Nota: aquí meramente aparece nuestra presentación del texto. El texto completo puede leerse en formato pdf haciendo clic en el título del artículo. 

El siguiente texto, al igual que varios otros de los publicados en esta página web (como por ejemplo: “Contra la construcción social de la naturaleza salvaje” de Eileen Crist o “La auténtica idea de la Naturaleza salvaje” de Dave Foreman), es una refutación más de ciertos argumentos humanistas en contra del concepto de Naturaleza salvaje.

El autor, siguiendo la línea de la mayoría de los conservacionistas, comete los mismos errores típicos: idealismo y desconocimiento del funcionamiento de los factores que realmente influyen en el desarrollo de los sistemas sociales humanos (plantea como meta última el establecimiento de una sociedad “medioambientalmente armoniosa”, sin tener en cuenta que, sencillamente, es imposible planificar y dirigir el desarrollo futuro de una sociedad); centrarse en la protección legal de la Naturaleza (a pesar de ser evidente que, a largo plazo, la protección legal no va a ser suficiente para salvar lo que queda de Naturaleza salvaje); y obviar que existe una opción diferente de la protección legal a corto plazo y la defensa idealista de utopías ecológicamente “armoniosas” a largo plazo: la eliminación de la sociedad tecnoindustrial.

A todo esto habría que añadir el irrealismo idealista que conlleva la propuesta de que los pueblos primitivos actuales sigan viviendo de forma totalmente primitiva en los espacios naturales protegidos.
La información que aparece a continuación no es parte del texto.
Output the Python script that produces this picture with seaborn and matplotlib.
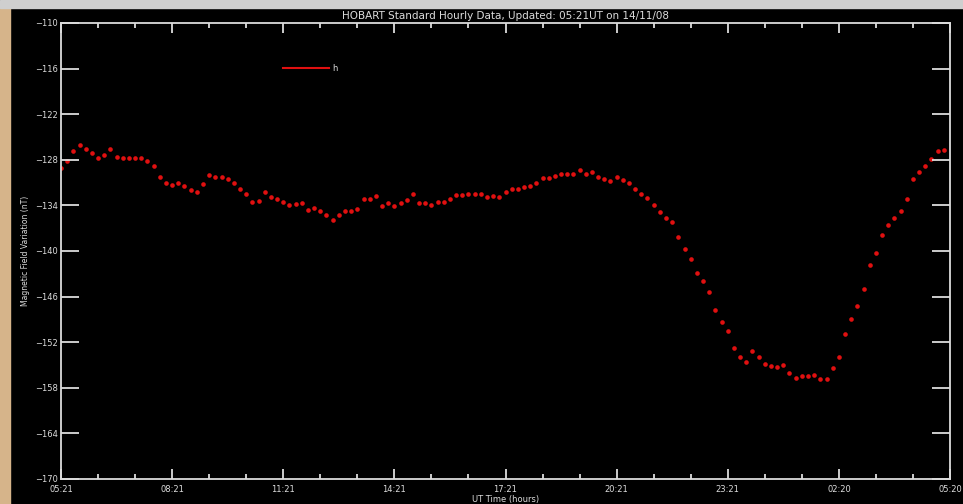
import numpy as np
import matplotlib
matplotlib.use("Agg")
import matplotlib.pyplot as plt
from matplotlib.lines import Line2D
from matplotlib.patches import Rectangle
import seaborn as sns

# 10-minute samples, hours since 05:21 UT
minutes = np.arange(0, 1440, 10)

h = [
    -129.1, -128.2, -126.8, -126.1, -126.6, -127.1, -127.7, -127.4, -126.6, -127.6,
    -127.8, -127.8, -127.7, -127.8, -128.2, -128.8, -130.2, -131.0, -131.3, -131.1,
    -131.4, -132.0, -132.3, -131.2, -130.0, -130.2, -130.3, -130.5, -131.0, -131.8,
    -132.5, -133.5, -133.4, -132.2, -132.9, -133.1, -133.6, -134.0, -133.8, -133.7,
    -134.6, -134.3, -134.7, -135.3, -135.9, -135.3, -134.8, -134.7, -134.5, -133.1,
    -133.1, -132.7, -134.1, -133.7, -134.1, -133.7, -133.3, -132.5, -133.7, -133.7,
    -133.9, -133.5, -133.6, -133.2, -132.6, -132.6, -132.5, -132.5, -132.5, -132.9,
    -132.8, -132.9, -132.2, -131.8, -131.8, -131.6, -131.5, -131.0, -130.4, -130.4,
    -130.1, -129.9, -129.9, -129.9, -129.4, -129.9, -129.6, -130.3, -130.5, -130.8,
    -130.2, -130.7, -131.1, -131.8, -132.5, -133.0, -133.9, -134.9, -135.6, -136.2,
    -138.1, -139.8, -141.1, -142.9, -143.9, -145.4, -147.7, -149.3, -150.5, -152.7,
    -154.0, -154.6, -153.2, -153.9, -154.9, -155.1, -155.2, -155.0, -156.0, -156.7,
    -156.4, -156.4, -156.3, -156.8, -156.8, -155.4, -153.9, -150.9, -148.9, -147.2,
    -145.0, -141.9, -140.2, -137.9, -136.6, -135.7, -134.7, -133.2, -130.5, -129.6,
    -128.8, -127.9, -126.8, -126.7,
]

x_ticks = [0, 3, 6, 9, 12, 15, 18, 21, 24]
x_labels = ["05:21", "08:21", "11:21", "14:21", "17:21", "20:21", "23:21", "02:20", "05:20"]
y_ticks = [-170, -164, -158, -152, -146, -140, -134, -128, -122, -116, -110]

fg = "#dcdcdc"
red = "#e01010"

plt.rcParams["font.family"] = ["DejaVu Sans"]

fig = plt.figure(figsize=(9.63, 5.04), dpi=100, facecolor="black")
ax = fig.add_axes([61 / 963, 25 / 504, 889 / 963, 456 / 504], facecolor="black")

# screenshot frame bits
fig.patches.append(Rectangle((0, 0), 10 / 963, 1 - 4 / 504, transform=fig.transFigure,
                             color="#d6b48a", zorder=0))
fig.patches.append(Rectangle((0, 1 - 8 / 504), 1, 8 / 504, transform=fig.transFigure,
                             color="#cfcfcf", zorder=0))

sns.scatterplot(x=minutes / 60, y=h, ax=ax, color=red, s=11, linewidth=0)

ax.set_xlim(0, 24)
ax.set_ylim(-170, -110)

ax.set_xticks(x_ticks)
ax.set_xticklabels(x_labels)
ax.set_xticks(np.arange(0, 25, 1), minor=True)
ax.set_yticks(y_ticks)

for s in ax.spines.values():
    s.set_color(fg)
    s.set_linewidth(1.3)

ax.tick_params(axis="x", which="major", direction="in", length=7, width=1.3,
               top=True, bottom=True, colors=fg, labelsize=6, pad=4)
ax.tick_params(axis="x", which="minor", direction="in", length=3.5, width=1.3,
               top=True, bottom=True, colors=fg)
ax.tick_params(axis="y", which="major", direction="in", length=13, width=1.3,
               left=True, right=True, colors=fg, labelsize=6, pad=2)

ax.set_title("HOBART Standard Hourly Data, Updated: 05:21UT on 14/11/08",
             color=fg, fontsize=7.5, pad=3)
ax.set_xlabel("UT Time (hours)", color=fg, fontsize=6, labelpad=1)
ax.set_ylabel("Magnetic Field Variation (nT)", color=fg, fontsize=5.5)
ax.yaxis.set_label_coords(-0.035, 0.5)

handle = Line2D([0], [0], color=red, linewidth=1.5)
ax.legend([handle], ["h"], loc="center left", bbox_to_anchor=(0.25, 0.901),
          frameon=False, fontsize=6, labelcolor=fg, handlelength=5.5,
          handletextpad=0.4, borderpad=0, borderaxespad=0)

plt.savefig("out.png", dpi=100, facecolor=fig.get_facecolor())
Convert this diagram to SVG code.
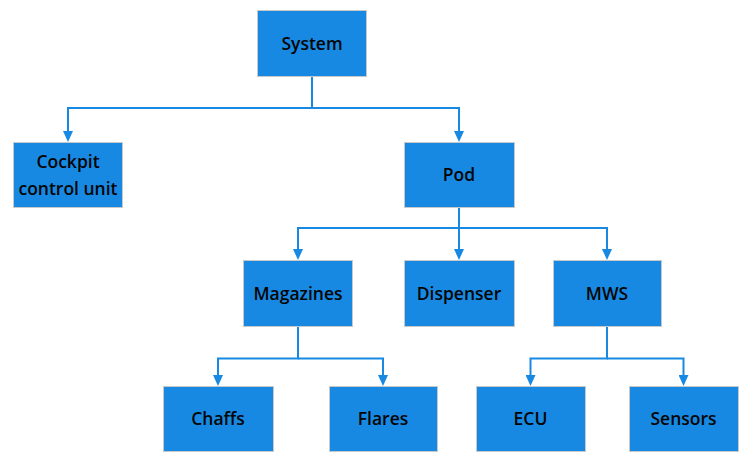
<svg xmlns="http://www.w3.org/2000/svg" width="745" height="461" viewBox="0 0 745 461">
<style>
.box{fill:#1789e3;stroke:#c8c8c8;stroke-width:1}
.lbl{font-family:"Open Sans","Noto Sans","Liberation Sans",sans-serif;font-size:17.5px;font-weight:600;fill:#050505;text-anchor:middle}
.edge{fill:none;stroke:#1789e3;stroke-width:2}
</style>
<defs>
<marker id="arr" viewBox="0 0 11 10" refX="0" refY="5" markerWidth="11" markerHeight="10" markerUnits="userSpaceOnUse" orient="auto">
<path d="M0,0 L11,5 L0,10 z" fill="#1789e3"/>
</marker>
</defs>
<rect width="745" height="461" fill="#ffffff"/>
<g id="connectors">
<path class="edge" d="M312 76 V108 H68 V131" marker-end="url(#arr)"/>
<path class="edge" d="M312 108 H459 V131" marker-end="url(#arr)"/>
<path class="edge" d="M459 207 V228 H298 V249" marker-end="url(#arr)"/>
<path class="edge" d="M459 228 V249" marker-end="url(#arr)"/>
<path class="edge" d="M459 228 H607 V249" marker-end="url(#arr)"/>
<path class="edge" d="M298 326 V358.5 H218 V375" marker-end="url(#arr)"/>
<path class="edge" d="M298 358.5 H383 V375" marker-end="url(#arr)"/>
<path class="edge" d="M607 326 V358.5 H530.5 V375" marker-end="url(#arr)"/>
<path class="edge" d="M607 358.5 H683.5 V375" marker-end="url(#arr)"/>
</g>
<g id="system"><rect class="box" x="257.5" y="10.5" width="109" height="66"/><text class="lbl" x="312" y="50">System</text></g>
<g id="cockpit"><rect class="box" x="13.5" y="142.5" width="109" height="65"/><text class="lbl" x="68" y="168">Cockpit</text><text class="lbl" x="68" y="195">control unit</text></g>
<g id="pod"><rect class="box" x="404.5" y="142.5" width="110" height="65"/><text class="lbl" x="459" y="181">Pod</text></g>
<g id="magazines"><rect class="box" x="243.5" y="260.5" width="109" height="66"/><text class="lbl" x="298" y="300">Magazines</text></g>
<g id="dispenser"><rect class="box" x="404.5" y="260.5" width="110" height="66"/><text class="lbl" x="459" y="300">Dispenser</text></g>
<g id="mws"><rect class="box" x="553.5" y="260.5" width="108" height="66"/><text class="lbl" x="607" y="300">MWS</text></g>
<g id="chaffs"><rect class="box" x="163.5" y="386.5" width="110" height="65"/><text class="lbl" x="218" y="425">Chaffs</text></g>
<g id="flares"><rect class="box" x="329.5" y="386.5" width="108" height="65"/><text class="lbl" x="383" y="425">Flares</text></g>
<g id="ecu"><rect class="box" x="476.5" y="386.5" width="109" height="65"/><text class="lbl" x="530.5" y="425">ECU</text></g>
<g id="sensors"><rect class="box" x="629.5" y="386.5" width="109" height="65"/><text class="lbl" x="683.5" y="425">Sensors</text></g>
</svg>
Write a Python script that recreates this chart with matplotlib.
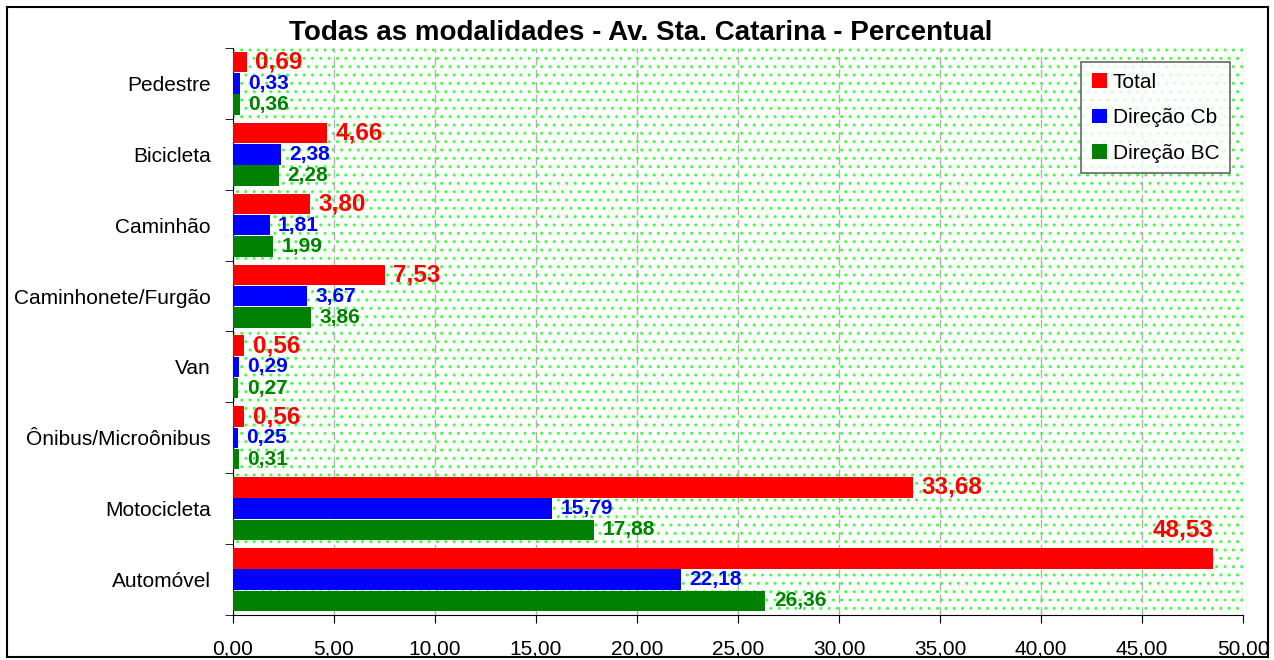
import matplotlib
matplotlib.use("Agg")
import matplotlib.pyplot as plt
from matplotlib.patches import Rectangle
from matplotlib.ticker import FuncFormatter, FixedLocator
import numpy as np

plt.rcParams['font.family'] = ['Liberation Sans', 'DejaVu Sans']

categories = ["Automóvel", "Motocicleta", "Ônibus/Microônibus", "Van",
              "Caminhonete/Furgão", "Caminhão", "Bicicleta", "Pedestre"]
total = [48.53, 33.68, 0.56, 0.56, 7.53, 3.80, 4.66, 0.69]
dir_cb = [22.18, 15.79, 0.25, 0.29, 3.67, 1.81, 2.38, 0.33]
dir_bc = [26.36, 17.88, 0.31, 0.27, 3.86, 1.99, 2.28, 0.36]
series_names = ["Total", "Direção Cb", "Direção BC"]
colors = ["#FF0000", "#0000FF", "#008000"]
title = "Todas as modalidades - Av. Sta. Catarina - Percentual"

fig = plt.figure(figsize=(12.74, 6.6), dpi=100)
fig.patches.append(Rectangle((7/1274, 3/660), 1261/1274, 650/660, transform=fig.transFigure,
                             fill=False, edgecolor='black', linewidth=1.5))
ax = fig.add_axes([233/1274, 1 - 615/660, 1010/1274, (615 - 48)/660])

bg = Rectangle((0, 0), 1, 1, transform=ax.transAxes, facecolor='white',
               edgecolor='#44FF44', hatch='..', linewidth=0, zorder=0)
ax.add_patch(bg)
ax.set_facecolor('white')

y = np.arange(len(categories))
h = 0.29
offs = [0.3, 0.0, -0.3]
sizes = [17.5, 15, 15]
data = [total, dir_cb, dir_bc]
xmax = 50
for vals, off, col, name, fs in zip(data, offs, colors, series_names, sizes):
    ax.barh(y + off, vals, height=h, color=col, label=name, zorder=3)
    for yy, v in zip(y + off, vals):
        txt = f"{v:.2f}".replace('.', ',')
        if v > xmax * 0.93:
            ax.text(v, yy + 0.4, txt, ha='right', va='center', color=col,
                    fontsize=fs, fontweight='bold', zorder=4)
        else:
            ax.annotate(txt, (v, yy), xytext=(6, 0), textcoords='offset points',
                        ha='left', va='center', color=col, fontsize=fs,
                        fontweight='bold', zorder=4)

ax.set_xlim(0, 50)
ax.set_ylim(-0.5, len(categories) - 0.5)
ax.set_xticks(np.arange(0, 51, 5))
ax.xaxis.set_major_formatter(FuncFormatter(lambda v, p: f"{v:.2f}".replace('.', ',')))
ax.tick_params(axis='x', labelsize=15, length=5.5, direction='out', pad=12)
ax.set_yticks(y)
ax.set_yticklabels(categories)
ax.tick_params(axis='y', which='major', length=0, labelsize=15, pad=16)
ax.yaxis.set_minor_locator(FixedLocator(np.arange(-0.5, len(categories), 1)))
ax.tick_params(axis='y', which='minor', length=6, direction='out')

ax.grid(axis='x', color='#B0B0B0', linestyle=(0, (6, 3)), linewidth=1, zorder=1)
ax.set_axisbelow(True)
for s in ['top', 'right']:
    ax.spines[s].set_visible(False)

leg = ax.legend(loc='upper right', bbox_to_anchor=(0.987, 0.975), borderaxespad=0,
                fontsize=15, frameon=True, fancybox=False, edgecolor='#404040',
                handlelength=0.72, handleheight=0.72, labelspacing=0.8,
                borderpad=0.5, handletextpad=0.3)
leg.get_frame().set_linewidth(1.2)

fig.text(0.503, 1 - 33/660, title, ha='center', va='center', fontsize=20,
         fontweight='bold')

fig.savefig("out.png", dpi=100)
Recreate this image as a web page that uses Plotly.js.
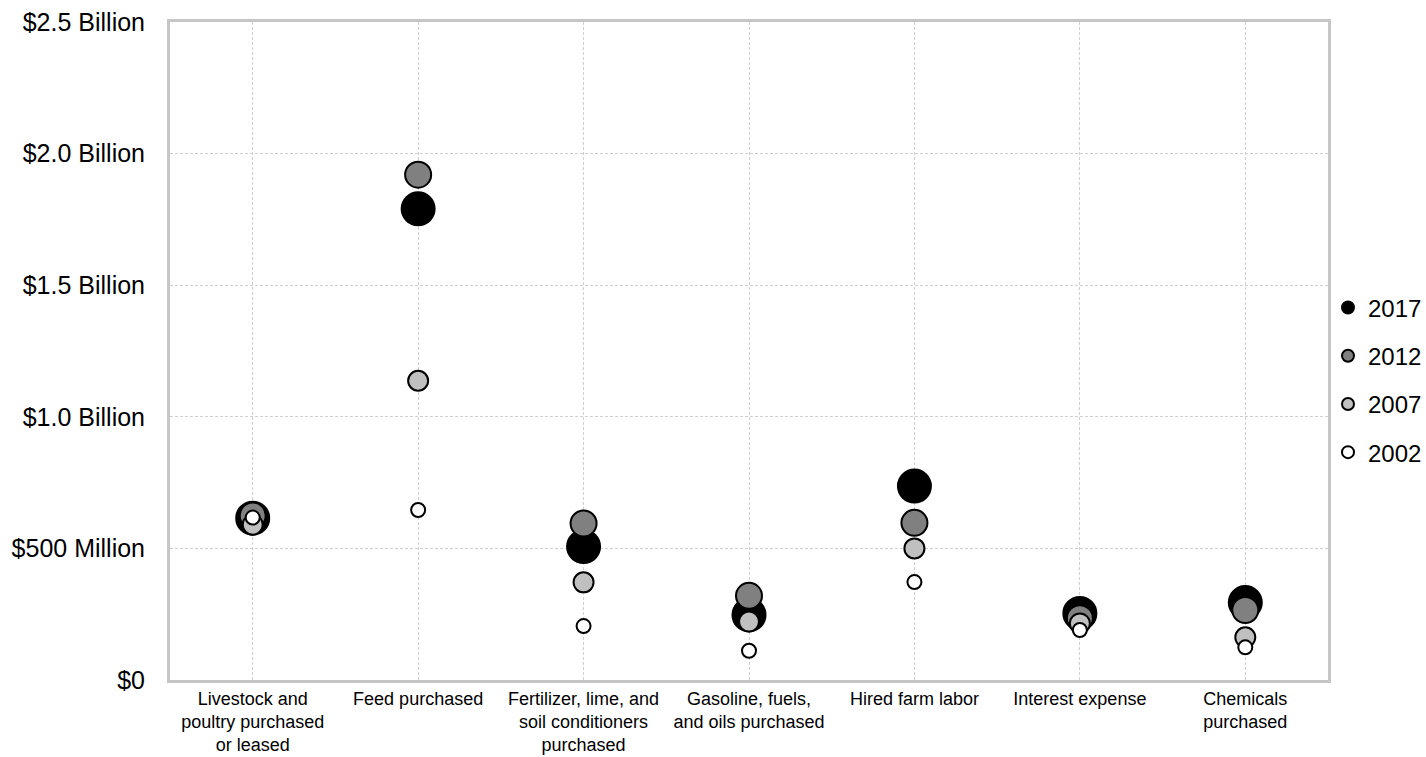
<!DOCTYPE html>
<html>
<head>
<meta charset="utf-8">
<script src="https://cdn.plot.ly/plotly-3.0.1.min.js"></script>
<style>html,body{margin:0;padding:0;background:#fff;}#chart{width:1426px;height:757px;}</style>
</head>
<body>
<div id="chart"></div>
<script>
// Categories (x tick labels)
const categories = [
  "Livestock and<br>poultry purchased<br>or leased",
  "Feed purchased",
  "Fertilizer, lime, and<br>soil conditioners<br>purchased",
  "Gasoline, fuels,<br>and oils purchased",
  "Hired farm labor",
  "Interest expense",
  "Chemicals<br>purchased"
];
// Values in billions of dollars
const v2017 = [0.615, 1.79, 0.507, 0.247, 0.737, 0.253, 0.294];
const v2012 = [0.625, 1.92, 0.595, 0.320, 0.597, 0.235, 0.266];
const v2007 = [0.590, 1.137, 0.371, 0.222, 0.500, 0.215, 0.162];
const v2002 = [0.617, 0.646, 0.205, 0.111, 0.372, 0.190, 0.124];
const years = ["2017", "2012", "2007", "2002"];
// Y tick values/labels
const yTickVals = [0, 0.5, 1.0, 1.5, 2.0, 2.5];
const yTickText = ["$0", "$500 Million", "$1.0 Billion", "$1.5 Billion", "$2.0 Billion", "$2.5 Billion"];

const series = [v2017, v2012, v2007, v2002];
const fills = ["#000000", "#808080", "#c0c0c0", "#ffffff"];
const sizes = [33, 26, 20, 14];

const traces = series.map((vals, i) => ({
  type: "scatter",
  mode: "markers",
  x: categories,
  y: vals,
  name: years[i],
  legendgroup: "g" + i,
  marker: {
    size: sizes[i],
    color: fills[i],
    line: {color: "#000000", width: 2}
  },
  hoverinfo: "none"
}));

const layout = {
  width: 1426,
  height: 757,
  margin: {l: 170, r: 98, t: 22, b: 77, autoexpand: false},
  paper_bgcolor: "#ffffff",
  plot_bgcolor: "#ffffff",
  font: {family: "Liberation Sans, Arial, sans-serif", color: "#000000"},
  showlegend: true,
  legend: {
    x: 1.0, xanchor: "left",
    y: 0.456, yanchor: "middle",
    font: {size: 24, family: "Liberation Sans, Arial, sans-serif"},
    itemsizing: "constant",
    traceorder: "grouped",
    tracegroupgap: 14,
    bgcolor: "rgba(0,0,0,0)"
  },
  xaxis: {
    type: "category",
    categoryorder: "array",
    categoryarray: categories,
    range: [-0.5, 6.5],
    showgrid: true,
    gridcolor: "#d0d0d0",
    griddash: "3px,2px",
    gridwidth: 1,
    showline: true,
    mirror: true,
    linecolor: "#c6c6c6",
    linewidth: 3,
    ticks: "",
    tickfont: {size: 18},
    zeroline: false,
    fixedrange: true
  },
  yaxis: {
    range: [0, 2.5],
    tickvals: yTickVals,
    ticktext: yTickText,
    showgrid: true,
    gridcolor: "#d0d0d0",
    griddash: "3px,2px",
    gridwidth: 1,
    showline: true,
    mirror: true,
    linecolor: "#c6c6c6",
    linewidth: 3,
    ticks: "",
    ticklabelstandoff: 17,
    tickfont: {size: 25},
    zeroline: false,
    fixedrange: true
  }
};

Plotly.newPlot("chart", traces, layout, {displayModeBar: false, staticPlot: true});
</script>
</body>
</html>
Es completamente cierto que por muy “aborígenes”, “nativos” o “indígenas” que fuesen sus antepasados y por mucho que traten de mantener vivas algunas de sus tradiciones culturales, la inmensa mayoría de los descendientes que viven hoy en día en las zonas ocupadas tradicionalmente por sus pueblos llevan un modo de vida moderno e industrial que no se diferencia en nada esencial del que lleva el resto de la población humana que ocupa otras zonas más desarrolladas del planeta. Y por tanto, su impacto ecológico es similar al de cualesquiera otros seres humanos de la actualidad. Por muy lógica y deseable que pueda parecer la propuesta de restringir la residencia de seres humanos en las zonas protegidas a la gente con un modo de vida tradicional, sin tecnología moderna y con bajas densidades de población, no va a funcionar. Y, en gran parte, no va a funcionar porque los propios nativos que ya hayan tenido contacto con la sociedad moderna (que son ya la inmensa mayoría en la actualidad) no van a querer vivir en condiciones primitivas o tradicionales. Díganle ustedes, por ejemplo, a un esquimal que para seguir viviendo en la zona protegida que tradicionalmente ocupaba su tribu tendrá que renunciar a los rifles, las motos de nieve o los motores fueraborda (por no hablar de las casas con electricidad y calefacción, la TV, la asistencia médica, la comida envasada o los subsidios estatales). Sencillamente, ¡les mandará a la mierda! Por tanto, en realidad, si se desea proteger legalmente una zona, sólo hay dos opciones realistas: echar a esa gente de esa zona protegida (con todos los problemas sociales y éticos que ello conlleva) o dejar que se quede (con todo el impacto y los problemas ecológicos que esto conlleva).

No obstante, estos defectos teóricos del autor no afectan a la validez de sus refutaciones de los argumentos filosóficos en contra del concepto de la Naturaleza salvaje, y ésta es la razón por la que consideramos este texto digno de ser publicado.